Si des manifestations spontanées sont survenues le soir même en réaction aux résultats de cette élection, on peut supposer qu’il en serait de même advenant une victoire accordant la majorité absolue au RN aux législatives. Sinon, la gauche française trouvera un motif pour descendre dans la rue tôt ou tard. Outre, les dérapages dans les banlieues ne sont pas exclus, surtout s’il y a une volonté de déstabilisation.
Les manifestants de gauche réunis sur la Place de la République ont scandé « la jeunesse emmerde le Front National ». L’hymne antifasciste du groupe punk Bérurier Noir, qui date de l’époque de Jean-Marie Lepen, a somme toute assez mal vieilli. Les 18-34 ont appuyé le RN à une proportion de 32%. En fait, il n’y a que les 65 ans et + qui n’ont pas largement favorisé le RN, leur accordant 26% des voies, en égalité avec le parti de Macron.
Si des partisans de droite manifestaient contre une victoire de la gauche obtenue en bonne et due forme, celle-ci décrierait un déni de démocratie. On hurlerait au fascisme.
Dès qu’a été annoncée la victoire du Rassemblement National dans le scrutin français, les réseaux sociaux se sont enflammés. On n’a pas seulement décrié la montée de « l’extrême droite », mais la résurgence du fascisme – rien de moins. Il a même été question de réaffirmer le parallèle fantasmé entre le RN et la France du Maréchal Pétain. Avec la tenue d’élections législatives anticipées dans moins de trois semaines, il faut s’attendre à une diabolisation soutenue du RN et de Reconquête dans les médias de gauche et européistes.

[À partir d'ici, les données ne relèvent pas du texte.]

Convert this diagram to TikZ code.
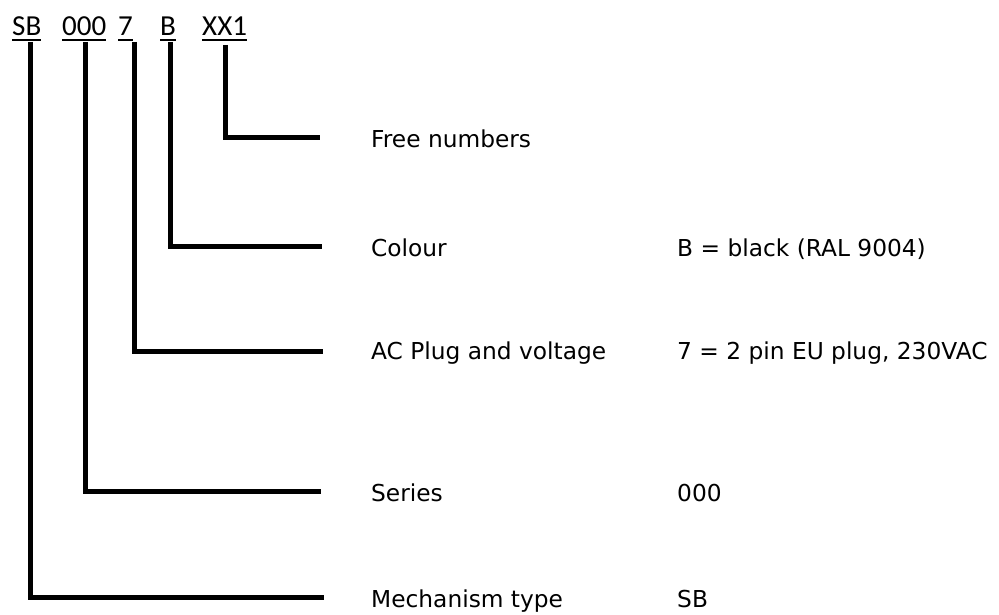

Vont s’affronter à nouveau les 3 principaux camps: gauche diversitaire immigrationniste, centre européiste macroniste et droite nationaliste identitaire. Mais cette fois-ci, l’élection ne sera pas proportionnelle. Compte tenu de la fragmentation de l’offre politique [autant à droite qu’à gauche], la formation d’alliances électorales en vue du 1er tour pourrait s’avérer déterminante. Le camp qui parviendra à atteindre des compromis et à tempérer ses egos partira avec une longueur d’avance.